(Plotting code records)
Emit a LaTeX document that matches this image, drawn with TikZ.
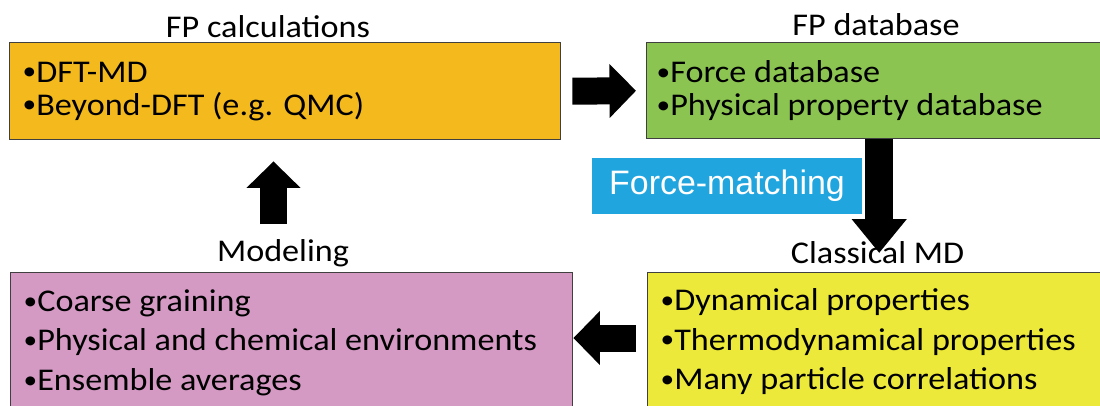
\documentclass[tikz,border=0pt]{standalone}
\usepackage{fontspec}
\setmainfont{Carlito}[FakeStretch=1.08]
\newfontfamily\arialfont{Liberation Sans}
\usetikzlibrary{arrows.meta,positioning}
\definecolor{orangefp}{RGB}{243,185,29}
\definecolor{vertfp}{RGB}{140,196,82}
\definecolor{rosefp}{RGB}{212,154,196}
\definecolor{jaunefp}{RGB}{236,233,58}
\definecolor{bleufp}{RGB}{33,165,222}
\newcommand{\puce}{\raisebox{0.07em}{\scalebox{0.8}{•}}}
\begin{document}
\begin{tikzpicture}
  [boite/.style={
    draw=black!75,
    line width=0.8pt,
    rectangle,
    anchor=north west,
    inner xsep=0.26cm,
    inner ysep=0pt,
    font=\fontsize{18}{18.8}\selectfont}, boitebas/.style={
    boite,
    font=\fontsize{18}{22.4}\selectfont}, titre/.style={
    anchor=base,
    inner sep=0pt,
    font=\fontsize{18}{20}\selectfont}, fleche/.style={
    line width=0.54cm,
    -{Triangle[width=1.05cm,length=0.53cm]}}]

  \useasboundingbox (0,0) rectangle (22,-8.1);

  \node [boite, fill=orangefp, minimum width=11.02cm, minimum height=1.94cm]
    at (0.18,-0.84) (calc) {
  \begin{minipage}{10.5cm}
    \puce DFT-MD\\
    \puce Beyond-DFT (e.g. QMC)
  \end{minipage}
  };

  \node [boite, fill=vertfp, minimum width=9.28cm, minimum height=1.92cm,
    inner xsep=0.2cm] at (12.92,-0.84) (db) {
  \begin{minipage}{8.88cm}
    \puce Force database\\
    \puce Physical property database
  \end{minipage}
  };

  \node [boitebas, fill=rosefp, minimum width=11.24cm, minimum height=2.8cm]
    at (0.2,-5.44) (mod) {
  \begin{minipage}{10.72cm}
    \puce Coarse graining\\
    \puce Physical and chemical environments\\
    \puce Ensemble averages
  \end{minipage}
  };

  \node [boitebas, fill=jaunefp, minimum width=9.26cm, minimum height=2.76cm]
    at (12.94,-5.44) (md) {
  \begin{minipage}{8.74cm}
    \puce Dynamical properties\\
    \puce Thermodynamical properties\\
    \puce Many particle correlations
  \end{minipage}
  };

  \node [titre] at (5.36,-0.74) (tcalc) {FP calculations};
  \node [titre] at (17.52,-0.70) (tdb) {FP database};
  \node [titre] at (5.66,-5.22) (tmod) {Modeling};
  \node [titre] at (17.55,-5.26) (tmd) {Classical MD};

  \node [fill=bleufp, text=white, minimum width=5.4cm, minimum height=1.12cm,
    font=\arialfont\fontsize{19.3}{20}\selectfont] at (14.54,-3.72) (fm)
    {Force-matching};

  \coordinate (piedhaut) at (5.47,-4.48);
  \coordinate (niveaugauche) at (0,-6.76);

  \draw [fleche, shorten <=0.22cm, shorten >=0.2cm] (calc.east) -- (db.west);
  \draw [fleche, line width=0.56cm, -{Triangle[width=1.06cm,length=0.68cm]},
    shorten >=0.38cm] (md.north |- db.south) -- (md.north);
  \draw [fleche, shorten <=0.22cm] (md.west |- niveaugauche)
    -- (mod.east |- niveaugauche);
  \draw [fleche, shorten >=0.42cm] (piedhaut) -- (piedhaut |- calc.south);
\end{tikzpicture}
\end{document}
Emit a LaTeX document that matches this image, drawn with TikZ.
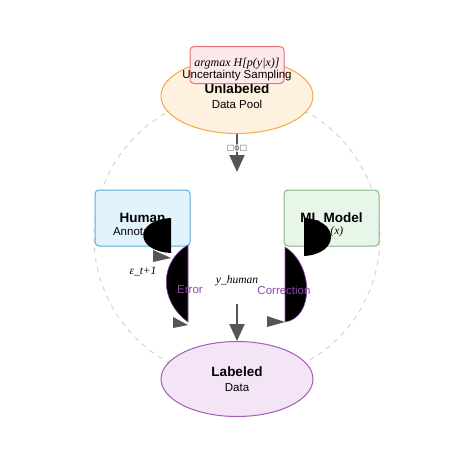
\documentclass[tikz,border=0pt]{standalone}
\usepackage{fontspec}
\setmainfont{Liberation Sans}
\newfontfamily\serifit{Liberation Serif}
\newfontfamily\symfont{DejaVu Sans}
\usepackage{tikz}
\usetikzlibrary{positioning, shapes.geometric, arrows.meta}

\definecolor{arrowgray}{HTML}{555555}
\definecolor{ringgray}{HTML}{D4D4D4}
\definecolor{poolfill}{HTML}{FFF1DF}
\definecolor{pooldraw}{HTML}{F2A93B}
\definecolor{humanfill}{HTML}{E1F4FD}
\definecolor{humandraw}{HTML}{5AAEE0}
\definecolor{modelfill}{HTML}{E8F5E9}
\definecolor{modeldraw}{HTML}{82B884}
\definecolor{labelfill}{HTML}{F3E5F5}
\definecolor{labeldraw}{HTML}{A35CB8}
\definecolor{pickfill}{HTML}{FDE9EB}
\definecolor{pickdraw}{HTML}{E57373}
\definecolor{loopviolet}{HTML}{8E44AD}

\begin{document}
\begin{tikzpicture}[x=1pt, y=-1pt,
        pool/.style={ellipse, draw, line width=1pt, minimum width=152pt, minimum height=75pt, inner sep=0pt, align=center, font=\fontsize{11.5}{15}\selectfont},
        panel/.style={rectangle, rounded corners=4pt, draw, line width=1pt, minimum width=95pt, minimum height=56pt},
        flow/.style={draw=arrowgray, line width=2pt, -{Triangle[length=17pt, width=15pt]}},
        blob/.style={fill=black, draw=#1, line width=0.6pt},
        tipshape/.style={fill=arrowgray},
        headline/.style={font=\fontsize{13.5}{15}\selectfont\bfseries},
        maths/.style={font=\fontsize{11.5}{15}\selectfont\serifit\itshape},
        loopnote/.style={text=loopviolet, font=\fontsize{11.5}{13}\selectfont}]
        \useasboundingbox (0,0) rectangle (474,474);
        % dashed ring
        \draw [ringgray, dashed, dash pattern=on 5pt off 5pt, line width=1pt] (237,237) circle [radius=143pt];
        % pools
        \node [pool, draw=pooldraw, fill=poolfill] (unlabeled) at (237,96) {{\fontsize{13.5}{15}\selectfont\bfseries Unlabeled}\\Data Pool};
        \node [pool, draw=labeldraw, fill=labelfill] (labeled) at (237,379) {{\fontsize{13.5}{15}\selectfont\bfseries Labeled}\\Data};
        \node [rectangle, rounded corners=4pt, draw=pickdraw, fill=pickfill, line width=1pt, minimum width=94pt, minimum height=37pt] (sampler) at (237,65) {};
        \node [align=center, inner sep=0pt] (samplertext) at (237,70) {{\fontsize{12}{15}\selectfont\serifit\itshape argmax H[p(y|x)]}\\{\fontsize{11.5}{15}\selectfont Uncertainty Sampling}};
        % panels
        \node [panel, draw=humandraw, fill=humanfill] (human) at (142.5,218) {};
        \node [panel, draw=modeldraw, fill=modelfill] (model) at (331.5,218) {};
        \node [headline] (humantitle) at (142.5,218) {Human};
        \node [font=\fontsize{11.5}{13}\selectfont] (humansub) at (138,232) {Annotator};
        \node [headline] (modeltitle) at (331.5,218) {ML Model};
        \node [maths] (modelsub) at (333,232) {f\textsubscript{θ}(x)};
        % straight arrows
        \coordinate (query) at (237,172);
        \coordinate (answer) at (237,304);
        \draw [flow] (unlabeled) -- (query);
        \draw [flow] (answer) -- (labeled);
        \node [fill=white, inner sep=0.5pt, text=arrowgray, font=\fontsize{8}{8}\symfont] (querytag) at (237,148) {□ϕ□};
        % bent arrows
        \coordinate (htop) at (171,218);
        \coordinate (hbot) at (171,253);
        \coordinate (etop) at (188,245);
        \coordinate (ebot) at (188,322);
        \coordinate (mtop) at (304,218);
        \coordinate (mbot) at (304,256);
        \coordinate (ctop) at (285,247);
        \coordinate (cbot) at (285,322);
        \fill [black] (htop) .. controls (134,220) and (134,251) .. (hbot) -- cycle;
        \fill [tipshape] (153,250) -- (171,258) -- (153,262) -- cycle;
        \draw [blob=loopviolet] (etop) .. controls (159,262) and (159,301) .. (ebot) -- cycle;
        \fill [tipshape] (173,317) -- (188,325) -- (173,328) -- cycle;
        \fill [black] (mtop) .. controls (340,220) and (340,254) .. (mbot) -- cycle;
        \draw [blob=loopviolet] (ctop) .. controls (314,265) and (314,318) .. (cbot) -- cycle;
        \fill [tipshape] (267,316) -- (285,322) -- (267,327) -- cycle;
        % labels
        \node [maths] (eps) at (143,271) {ε\_t+1};
        \node [maths] (yhuman) at (237,281) {y\_human};
        \node [loopnote] (error) at (190,290) {Error};
        \node [loopnote] (correction) at (284,290) {Correction};
\end{tikzpicture}
\end{document}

> [DIRECTIVE]: The required output is the exact run of lines from the start of the records through the line containing "(0,0) rectangle (22,-8.1);", both ends included, with no pictures.

> [CORRECT RESULT]:
Emit a LaTeX document that matches this image, drawn with TikZ.
\documentclass[tikz,border=0pt]{standalone}
\usepackage{fontspec}
\setmainfont{Carlito}[FakeStretch=1.08]
\newfontfamily\arialfont{Liberation Sans}
\usetikzlibrary{arrows.meta,positioning}
\definecolor{orangefp}{RGB}{243,185,29}
\definecolor{vertfp}{RGB}{140,196,82}
\definecolor{rosefp}{RGB}{212,154,196}
\definecolor{jaunefp}{RGB}{236,233,58}
\definecolor{bleufp}{RGB}{33,165,222}
\newcommand{\puce}{\raisebox{0.07em}{\scalebox{0.8}{•}}}
\begin{document}
\begin{tikzpicture}
  [boite/.style={
    draw=black!75,
    line width=0.8pt,
    rectangle,
    anchor=north west,
    inner xsep=0.26cm,
    inner ysep=0pt,
    font=\fontsize{18}{18.8}\selectfont}, boitebas/.style={
    boite,
    font=\fontsize{18}{22.4}\selectfont}, titre/.style={
    anchor=base,
    inner sep=0pt,
    font=\fontsize{18}{20}\selectfont}, fleche/.style={
    line width=0.54cm,
    -{Triangle[width=1.05cm,length=0.53cm]}}]

  \useasboundingbox (0,0) rectangle (22,-8.1);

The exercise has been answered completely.